In slang, the terms “the olds” or “an old” are used to refer to older people/an older person. While generally meant to be playful, these terms can be considered petty or worse—insensitive— if used to refer to what we consider to be older people. However, these terms can also be used ironically to refer to anyone who is older than the speaker, such as a person’s parents or older siblings.

For more context on the history and origin of these terms, we’ve provided links in this section and throughout—but we are not condoning the insulting usage.

Medical language

In general, it is considered ageist to use language that implies medical illness, dependency, or disability when referring to older people.
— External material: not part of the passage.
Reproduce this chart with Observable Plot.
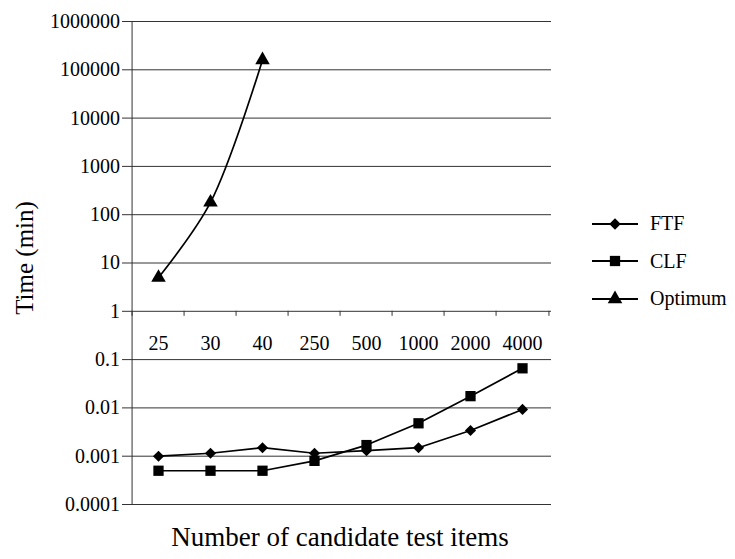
<!DOCTYPE html>
<html>
<head>
<meta charset="utf-8">
<script src="https://cdn.jsdelivr.net/npm/d3@7"></script>
<script src="https://cdn.jsdelivr.net/npm/@observablehq/plot@0.6"></script>
<style>
  html, body { margin: 0; padding: 0; background: #fff; }
  #wrap { position: relative; width: 735px; height: 559px; font-family: "Liberation Serif", "DejaVu Serif", serif; }
  #legend { position: absolute; left: 590px; top: 205px; }
  .row { display: flex; align-items: center; height: 37.5px; font-size: 20px; color: #000; }
  .row svg { margin-right: 10px; }
</style>
</head>
<body>
<div id="wrap"><div id="chart"></div><div id="legend"></div></div>
<script>
const categories = ["25", "30", "40", "250", "500", "1000", "2000", "4000"];
const ftfValues = [0.001, 0.00115, 0.0015, 0.00115, 0.0013, 0.0015, 0.0034, 0.0093];
const clfValues = [0.0005, 0.0005, 0.0005, 0.0008, 0.0017, 0.0048, 0.0175, 0.066];
const optimumCategories = ["25", "30", "40"];
const optimumValues = [5, 180, 160000];
const yTicks = [0.0001, 0.001, 0.01, 0.1, 1, 10, 100, 1000, 10000, 100000, 1000000];
const yTickLabels = ["0.0001", "0.001", "0.01", "0.1", "1", "10", "100", "1000", "10000", "100000", "1000000"];
const seriesNames = ["FTF", "CLF", "Optimum"];
const seriesSymbols = ["diamond2", "square", "triangle"];
const yTitle = "Time (min)";
const xTitle = "Number of candidate test items";

const W = 735, H = 559;
const mL = 128, mR = 184, mT = 21, mB = 55;
const step = (W - mL - mR) / categories.length;

const ftf = categories.map((c, i) => ({x: c, y: ftfValues[i]}));
const clf = categories.map((c, i) => ({x: c, y: clfValues[i]}));
const opt = optimumCategories.map((c, i) => ({x: c, y: optimumValues[i]}));
const labelOf = new Map(yTicks.map((t, i) => [t, yTickLabels[i]]));
const firstCat = categories[0];
const lastCat = categories[categories.length - 1];

const chart = Plot.plot({
  width: W, height: H,
  marginLeft: mL, marginRight: mR, marginTop: mT, marginBottom: mB,
  style: {fontFamily: "Liberation Serif, serif", fontSize: "20px", color: "#000", background: "#fff"},
  x: {type: "point", domain: categories, padding: 0.5, axis: null},
  y: {type: "log", domain: [0.0001, 1000000], axis: null},
  marks: [
    Plot.ruleY(yTicks, {stroke: "#333", strokeWidth: 1, insetLeft: -6}),
    // left axis line
    Plot.ruleX([firstCat], {x: d => d, dx: -step / 2, stroke: "#333", strokeWidth: 1}),
    // category tick marks on the axis at y = 1
    Plot.ruleX(categories, {x: d => d, y1: 1, y2: 1, dx: -step / 2, insetBottom: -5, stroke: "#333"}),
    Plot.ruleX([lastCat], {x: d => d, y1: 1, y2: 1, dx: step / 2, insetBottom: -5, stroke: "#333"}),
    // y tick labels
    Plot.text(yTicks, {x: () => firstCat, y: d => d, text: d => labelOf.get(d), dx: -step / 2 - 12, textAnchor: "end", fontSize: 20}),
    // x tick labels placed under the y = 1 line
    Plot.text(categories, {x: d => d, y: () => 1, text: d => d, dy: 32, fontSize: 20}),
    // series
    Plot.line(ftf, {x: "x", y: "y", stroke: "#000", strokeWidth: 1.7}),
    Plot.dot(ftf, {x: "x", y: "y", symbol: "diamond2", r: 5, fill: "#000"}),
    Plot.line(clf, {x: "x", y: "y", stroke: "#000", strokeWidth: 1.7}),
    Plot.dot(clf, {x: "x", y: "y", symbol: "square", r: 5.8, fill: "#000"}),
    Plot.line(opt, {x: "x", y: "y", stroke: "#000", strokeWidth: 1.7, curve: "catmull-rom"}),
    Plot.dot(opt, {x: "x", y: "y", symbol: "triangle", r: 5.4, fill: "#000"}),
    // titles
    Plot.text([yTitle], {frameAnchor: "left", textAnchor: "middle", rotate: -90, dx: -104, dy: -5, fontSize: 25}),
    Plot.text([xTitle], {frameAnchor: "bottom", textAnchor: "middle", dy: 41, fontSize: 27})
  ]
});
document.getElementById("chart").appendChild(chart);

// legend
const legend = d3.select("#legend");
const symMap = {diamond2: d3.symbolDiamond2, square: d3.symbolSquare, triangle: d3.symbolTriangle};
const sizes = [5.2, 5.8, 5.4];
seriesNames.forEach((name, i) => {
  const row = legend.append("div").attr("class", "row");
  const svg = row.append("svg").attr("width", 50).attr("height", 20);
  svg.append("line").attr("x1", 2).attr("x2", 48).attr("y1", 10).attr("y2", 10).attr("stroke", "#000").attr("stroke-width", 1.8);
  svg.append("path").attr("transform", "translate(25,10)")
    .attr("d", d3.symbol(symMap[seriesSymbols[i]], Math.PI * sizes[i] * sizes[i])()).attr("fill", "#000");
  row.append("span").text(name);
});
</script>
</body>
</html>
This includes language such as:

  • old folks’ home
  • facility
  • unit
  • institution
  • patient
  • ward
  • geriatric (in a non-medical setting)

The above words are considered ageist because they are often used to imply that all older people need medical assistance or support, which is obviously untrue. Instead, you can use more acceptable words to refer to buildings or neighborhoods with large numbers of older people living in them, such as community, apartments, residence, senior living (if the community itself uses this term), or assisted living (a term that could refer to all age groups).

Euphemisms

Some of the terms that can be considered insensitive—if not just cliche or disrespectful—are euphemisms, or mild, indirect, or vague expressions that substitute for another thought to be offensive, harsh, or blunt. In this case, the euphemisms don’t directly refer to a person’s age but mean a person is of old age. These include:

  • over the hill
  • golden years
  • past one’s prime
  • senior citizen

Other terms can be considered insensitive because they imply that it is abnormal for an older person to be energetic or in good physical shape:

  • spry
  • zesty
  • feisty
  • active
  • spirited
  • full of life

And more generally speaking, euphemisms can take on pejorative qualities of the terms they originally replaced.